History tells us over and over that high premiums are to be avoided.
A lot has been made about high-premium closed-end funds in the past month or so. The support for purchasing high-premium funds, apparent in the high premiums themselves as investors voice their opinions via their portfolios and in various articles that have sprung up here and there, is surprising--even shocking--to me. Those of us who closely follow CEFs realize that such investors make for an inefficient CEF market, and perhaps you can make some money off of their ineptitude.
But a large part of what we do here at Morningstar is educate--or at least make a strong attempt to educate--investors about how to put their money to work for them. Hence my amazement at how some people invest.

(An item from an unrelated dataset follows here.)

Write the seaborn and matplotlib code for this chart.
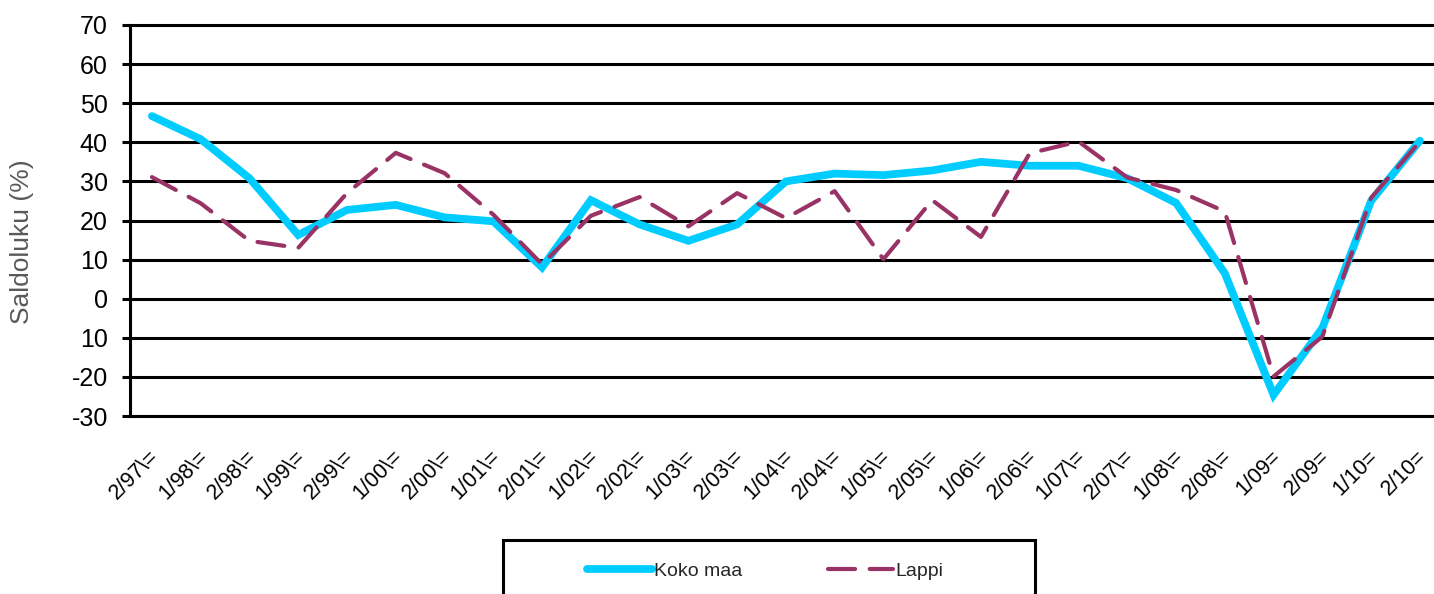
import numpy as np
import pandas as pd
import matplotlib
matplotlib.use("Agg")
import matplotlib.pyplot as plt
import matplotlib.transforms as mtransforms
from matplotlib.patches import Rectangle
import seaborn as sns

# half-year periods on the x axis
periods = ["2/97\\=", "1/98\\=", "2/98\\=", "1/99\\=", "2/99\\=", "1/00\\=", "2/00\\=",
           "1/01\\=", "2/01\\=", "1/02\\=", "2/02\\=", "1/03\\=", "2/03\\=", "1/04\\=",
           "2/04\\=", "1/05\\=", "2/05\\=", "1/06\\=", "2/06\\=", "1/07\\=", "2/07\\=",
           "1/08\\=", "2/08\\=", "1/09=", "2/09=", "1/10=", "2/10="]

koko_maa = [46.7, 40.8, 30.8, 16.3, 22.7, 24.0, 20.8, 19.8, 8.0, 25.2, 19.0, 14.8,
            19.0, 30.0, 32.0, 31.6, 32.8, 35.0, 34.0, 34.0, 30.8, 24.5, 6.5, -24.6,
            -7.5, 25.0, 40.4]
lappi = [31.1, 24.4, 14.8, 13.0, 27.0, 37.3, 32.1, 21.5, 8.8, 21.2, 26.0, 18.5,
         27.0, 20.6, 27.5, 10.1, 25.2, 15.8, 37.2, 40.2, 31.0, 27.8, 22.3, -19.9,
         -9.7, 25.8, 40.2]

yticks = [70, 60, 50, 40, 30, 20, 10, 0, -10, -20, -30]
ytick_labels = ["70", "60", "50", "40", "30", "20", "10", "0", "10", "-20", "-30"]

series_names = ["Koko maa", "Lappi"]
colors = {"Koko maa": "#00CCFF", "Lappi": "#993366"}


def build_frame():
    idx = np.arange(len(periods))
    df = pd.concat([
        pd.DataFrame({"idx": idx, "value": koko_maa, "series": "Koko maa"}),
        pd.DataFrame({"idx": idx, "value": lappi, "series": "Lappi"}),
    ], ignore_index=True)
    return df


def main():
    sns.set_theme(style="white")
    plt.rcParams["font.family"] = ["Liberation Sans", "DejaVu Sans"]

    df = build_frame()

    fig = plt.figure(figsize=(14.34, 5.94), dpi=100)
    ax = fig.add_axes([130 / 1434, 1 - 416 / 594, 1 - 130 / 1434, (416 - 25) / 594])

    sns.lineplot(data=df, x="idx", y="value", hue="series", style="series",
                 size="series", hue_order=series_names, style_order=series_names,
                 size_order=series_names, palette=colors,
                 dashes={"Koko maa": "", "Lappi": (6.5, 3.5)},
                 sizes={"Koko maa": 5.6, "Lappi": 3.0},
                 sort=False, legend=False, ax=ax)
    for ln in ax.lines:
        ln.set_solid_capstyle("round")
        ln.set_dash_capstyle("round")
        ln.set_solid_joinstyle("miter")

    ax.set_xlim(-0.45, 26.29)
    ax.set_ylim(-30, 70)
    ax.set_yticks(yticks)
    ax.set_yticklabels(ytick_labels, fontsize=18, color="black")
    ax.set_xticks(range(len(periods)))
    ax.set_xticklabels(periods, rotation=45, ha="right", va="center",
                       rotation_mode="anchor", fontsize=15.5, color="black")
    ax.tick_params(axis="x", length=0, pad=27)
    ax.tick_params(axis="y", left=True, length=6, width=2.2, color="black", pad=10)

    # nudge the slanted labels a little to the right
    shift = mtransforms.ScaledTranslation(4 / 100, 0, fig.dpi_scale_trans)
    for lab in ax.get_xticklabels():
        lab.set_transform(lab.get_transform() + shift)

    ax.grid(axis="y", color="black", linewidth=2.2)
    ax.grid(axis="x", visible=False)
    ax.set_axisbelow(True)
    for side in ["left", "top", "bottom"]:
        ax.spines[side].set_visible(True)
        ax.spines[side].set_color("black")
        ax.spines[side].set_linewidth(2.2)
    ax.spines["right"].set_visible(False)

    ax.set_xlabel("")
    ax.set_ylabel("")
    fig.text(22 / 1434, 1 - 242 / 594, "Saldoluku (%)", rotation=90,
             ha="center", va="center", fontsize=19, color="#595959")

    # legend box, partly cut off at the bottom like in the original
    fig.patches.append(Rectangle((503 / 1434, -0.05), (1035 - 503) / 1434,
                                 1 - 540 / 594 + 0.05, transform=fig.transFigure,
                                 fill=False, edgecolor="black", linewidth=2.2))
    fig.legend(handles=ax.lines[:2], labels=series_names, loc="center",
               bbox_to_anchor=(765 / 1434, 1 - 571 / 594), ncol=2, frameon=False,
               fontsize=14, handlelength=3.35, handletextpad=0.1, columnspacing=4.4)

    fig.savefig("out.png", dpi=100)


if __name__ == "__main__":
    main()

Back at my second job in the financial industry, I worked in a call center for a mutual fund company. People would call either to buy or sell their shares or to get information about one of our funds. I remember being shocked by most callers' lack of knowledge about investing. I wasn't too savvy then myself, but it dawned on me quite early that most callers--and I spoke with dozens every day for a year--put more time into choosing what to have for dinner than how to invest their money. The memory of those folks is one reason I am so keen to help our readers understand what they're getting into when it comes to CEFs.
When it comes to CEFs having their high premiums dissipate as logic intrudes into the market for the shares, I am most unsettled by people who blame the messenger. If I point out that the emperor has no clothes, am I to be blamed for his nakedness or is he? When an analyst, a reporter, or any other investor with a bully pulpit points out the ludicrousness of paying $1.50 for $1.00 worth of assets when there are plenty of cheaper investment alternatives out there, they are more than likely attempting to warn investors of impending doom. If the premium falls and investors in that CEF see its value decrease, in my opinion there's nobody to blame but themselves. If they bought the fund at a reasonable valuation, they should have sold their shares as the premium ballooned. If the premium was already high, they shouldn't have bought the shares in the first place.

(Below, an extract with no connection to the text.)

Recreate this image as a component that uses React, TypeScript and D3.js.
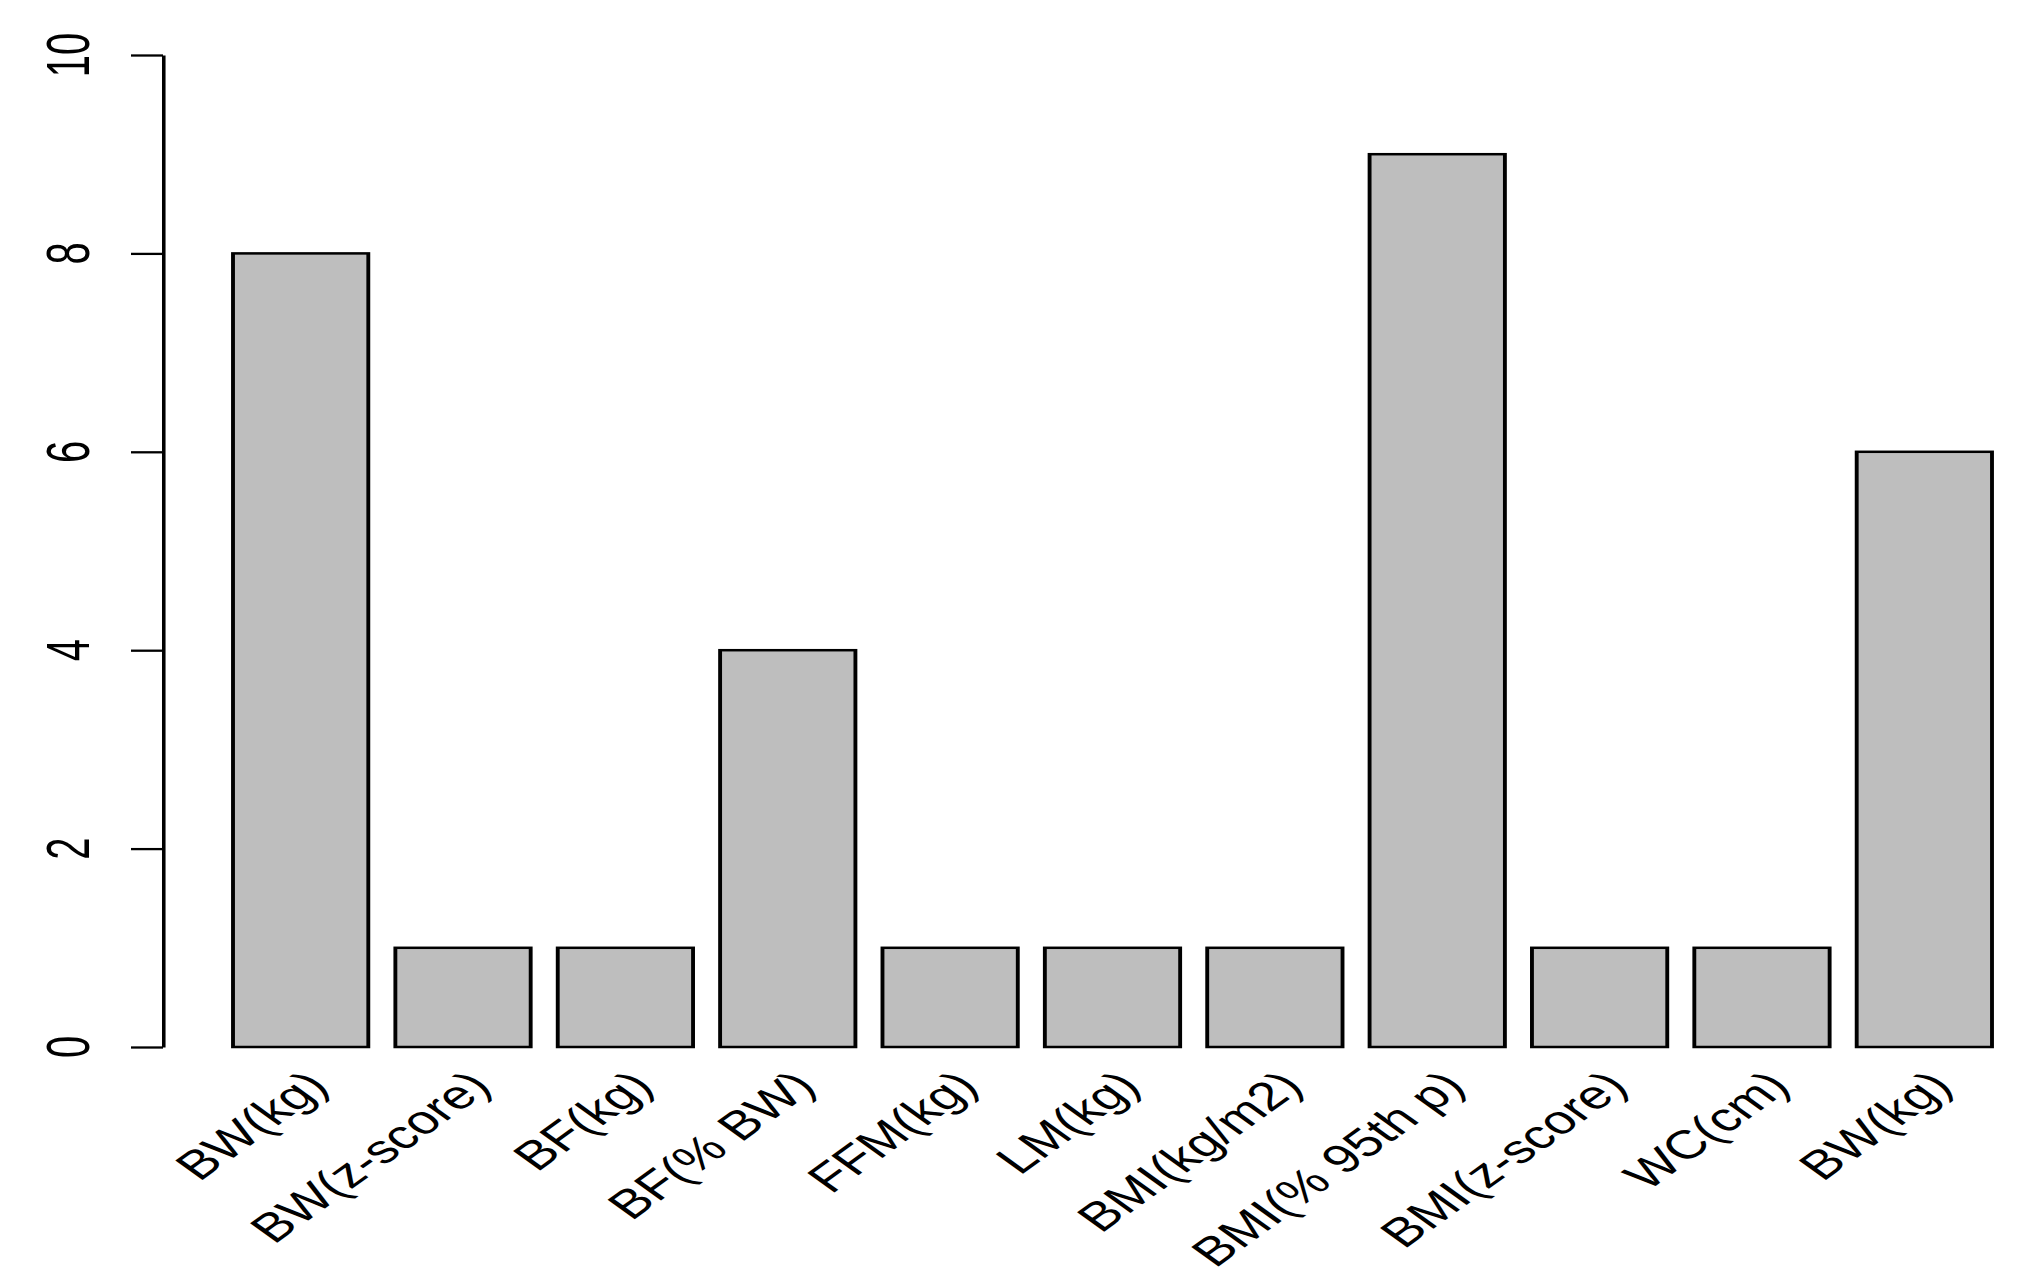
import React, { useRef, useEffect } from 'react';
import * as d3 from 'd3';

// Bar labels (the last one repeats the first in the original figure)
const categories = [
  'BW(kg)',
  'BW(z-score)',
  'BF(kg)',
  'BF(% BW)',
  'FFM(kg)',
  'LM(kg)',
  'BMI(kg/m2)',
  'BMI(% 95th p)',
  'BMI(z-score)',
  'WC(cm)',
  'BW(kg)',
];
const counts = [8, 1, 1, 4, 1, 1, 1, 9, 1, 1, 6];
const yTicks = [0, 2, 4, 6, 8, 10];

const WIDTH = 2019;
const HEIGHT = 1286;
// the source figure is stretched horizontally, so draw it unstretched and scale x
const STRETCH = 1.55;
const LABEL_SQUEEZE = 0.9;
const FONT = '"Liberation Sans", Arial, sans-serif';

const App: React.FC = () => {
  const svgRef = useRef<SVGSVGElement>(null);

  useEffect(() => {
    if (!svgRef.current) return;
    const svg = d3.select(svgRef.current);
    svg.selectAll('*').remove();

    svg.append('rect').attr('width', WIDTH).attr('height', HEIGHT).attr('fill', '#ffffff');

    const g = svg.append('g').attr('transform', `scale(${STRETCH},1)`);

    const axisX = 163 / STRETCH;

    const xScale = d3.scaleBand<number>()
      .domain(d3.range(categories.length))
      .range([233 / STRETCH, 1992 / STRETCH])
      .paddingInner(1 / 6)
      .paddingOuter(0);

    const yScale = d3.scaleLinear()
      .domain([0, 10])
      .range([1047, 55]);

    // bars
    g.selectAll('.bar')
      .data(counts)
      .enter()
      .append('rect')
      .attr('class', 'bar')
      .attr('x', (d, i) => xScale(i) as number)
      .attr('y', d => yScale(d))
      .attr('width', xScale.bandwidth())
      .attr('height', d => yScale(0) - yScale(d))
      .attr('fill', '#bebebe')
      .attr('stroke', '#000000')
      .attr('stroke-width', 2.5);

    // y axis
    const yAxis = g.append('g')
      .attr('transform', `translate(${axisX},0)`)
      .call(
        d3.axisLeft(yScale)
          .tickValues(yTicks)
          .tickSize(32 / STRETCH)
          .tickSizeOuter(0)
          .tickFormat(() => '')
      );
    yAxis.selectAll('path, line')
      .attr('stroke', '#000000')
      .attr('stroke-width', 2.3);

    // y tick labels, rotated to read upwards
    g.selectAll('.ylab')
      .data(yTicks)
      .enter()
      .append('text')
      .attr('class', 'ylab')
      .attr('transform', d => `translate(${89 / STRETCH},${yScale(d)}) rotate(-90)`)
      .attr('text-anchor', 'middle')
      .style('font-family', FONT)
      .style('font-size', '40px')
      .style('fill', '#000000')
      .text(d => d);

    // x labels at 45 degrees
    g.selectAll('.xlab')
      .data(categories)
      .enter()
      .append('text')
      .attr('class', 'xlab')
      .attr('transform', (d, i) => {
        const cx = (xScale(i) as number) + xScale.bandwidth() / 2 + 30 / STRETCH;
        return `translate(${cx},1088) scale(${LABEL_SQUEEZE},1) rotate(-45)`;
      })
      .attr('text-anchor', 'end')
      .style('font-family', FONT)
      .style('font-size', '40px')
      .style('fill', '#000000')
      .text(d => d);
  }, []);

  return (
    <svg
      ref={svgRef}
      width={WIDTH}
      height={HEIGHT}
      style={{ position: 'absolute', left: 0, top: 0 }}
    ></svg>
  );
};

export default App;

Successful investing entails making more smart decisions than stupid ones over the long term, stacking the risk-reward deck in your favor before buying shares, and reassessing your portfolio a few times a year. One of those reassessments should include whether a CEF in the portfolio is trading at an unsustainable premium.
Patience Pays Off
During the past three years, 73% of CEFs with at least a three-year history have traded at both a discount and a premium. Looking out to five years, that figure climbs to 80%. During the past five years--what we consider to be a full market cycle--419 CEFs have traded at premiums and of those, only one (one fund out of 419!) has managed not to also trade at a discount at some point during the cycle. This fund is BlackRock Virginia Municipal Bond BHV, which has traded between premiums of 50.7% and 8.3% during the past five years. When we look at three years, 415 funds have traded at premiums and only 24 (so far) have not also traded at discounts. If you're buying high-premium funds, you're setting yourself up for an eventual capital loss. It's really that simple.

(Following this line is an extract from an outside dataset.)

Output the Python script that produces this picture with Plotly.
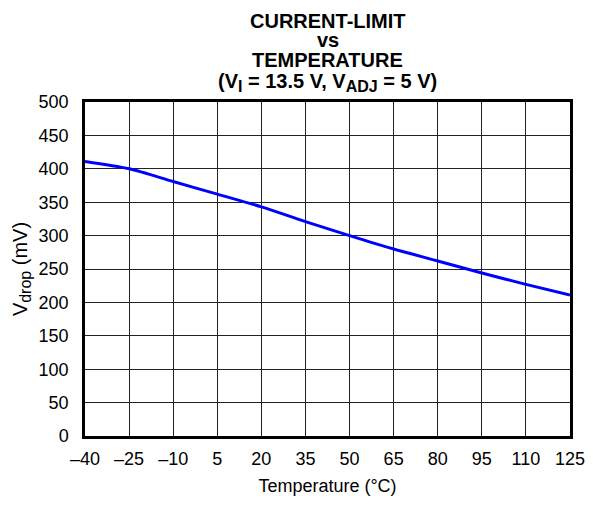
import plotly.graph_objects as go

# Current limit (dropout voltage) vs junction temperature
temperature_c = [-40, -25, -10, 5, 20, 35, 50, 65, 80, 95, 110, 125]
vdrop_mv = [411, 400, 381, 362, 343, 321, 300, 280, 262, 244, 227, 211]

x_ticks = [-40, -25, -10, 5, 20, 35, 50, 65, 80, 95, 110, 125]
x_tick_text = ["–40", "–25", "–10", "5", "20", "35", "50", "65", "80", "95", "110", "125"]
y_ticks = [0, 50, 100, 150, 200, 250, 300, 350, 400, 450, 500]


def sub(s, px):
    return f'<sub><span style="font-size:{px}px">{s}</span></sub>'


title_lines = [
    "CURRENT-LIMIT",
    "vs",
    "TEMPERATURE",
    f"(V{sub('I', 16)} = 13.5 V, V{sub('ADJ', 16)} = 5 V)",
]

FONT = "Liberation Sans, Arial, sans-serif"
W, H = 597, 506
L, R, T, B = 85, 16, 102, 67

fig = go.Figure()
fig.add_trace(go.Scatter(
    x=temperature_c, y=vdrop_mv, mode="lines",
    line=dict(color="#0000ff", width=3, shape="spline", smoothing=0.8),
    showlegend=False, hoverinfo="skip",
))

axis_common = dict(
    showgrid=True, gridcolor="#222222", gridwidth=1,
    showline=True, linecolor="black", linewidth=2.5, mirror=True,
    zeroline=False, ticks="", tickfont=dict(family=FONT, size=18, color="black"),
)

fig.update_xaxes(
    range=[-40, 125], tickmode="array", tickvals=x_ticks, ticktext=x_tick_text,
    title=dict(text="Temperature (°C)", font=dict(family=FONT, size=18, color="black"), standoff=12),
    ticklabelstandoff=5, **axis_common,
)
fig.update_yaxes(
    range=[0, 500], tickmode="array", tickvals=y_ticks,
    title=dict(text=f"V{sub('drop', 16)} (mV)", font=dict(family=FONT, size=20, color="black"), standoff=6),
    ticklabelstandoff=10, **axis_common,
)

# four-line bold heading with tight line pitch
plot_h = H - T - B
centers_px = [20, 39, 60, 82]
for text, cy in zip(title_lines, centers_px):
    fig.add_annotation(
        text=f"<b>{text}</b>", xref="paper", yref="paper",
        x=0.5, y=(H - B - cy) / plot_h, xanchor="center", yanchor="middle",
        showarrow=False, font=dict(family=FONT, size=20, color="black"),
    )

fig.update_layout(
    width=W, height=H, autosize=False,
    margin=dict(l=L, r=R, t=T, b=B),
    paper_bgcolor="white", plot_bgcolor="white",
)

fig.write_html("out.html", config={"responsive": False})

There are many ways we could present data to further bolster our claim. Smart CEF investors--and there are many on our discussion boards--know to stay away from high-premium funds. Many won't touch a CEF trading at any premium, though we're perhaps a bit more liberal and recommend staying away from double-digit premium funds. It has been proven time and again that being a successful individual CEF investor requires patience and a contrarian attitude, so buy CEFs trading at excessive discounts. Some institutional investors and traders can get away with owning high-premium CEFs because they watch the markets like hawks. Most individual investors don't have the time or the wherewithal to successfully execute such an undertaking.
The bottom line, which we can't stress often enough, is to stay away from high-premium CEFs. If you like a CEF that's currently trading at a high premium, put it on your radar screen and wait until its premium becomes a discount, as it almost inevitably will. It's difficult enough to invest with a portfolio manager who can consistently outperform his or her benchmark on a net asset value basis. By purchasing or owning high-premium CEFs, you're simply stacking the odds against yourself, and with no one else to blame.
There is no data and commentary on individual closed-end funds this week due to technical difficulties.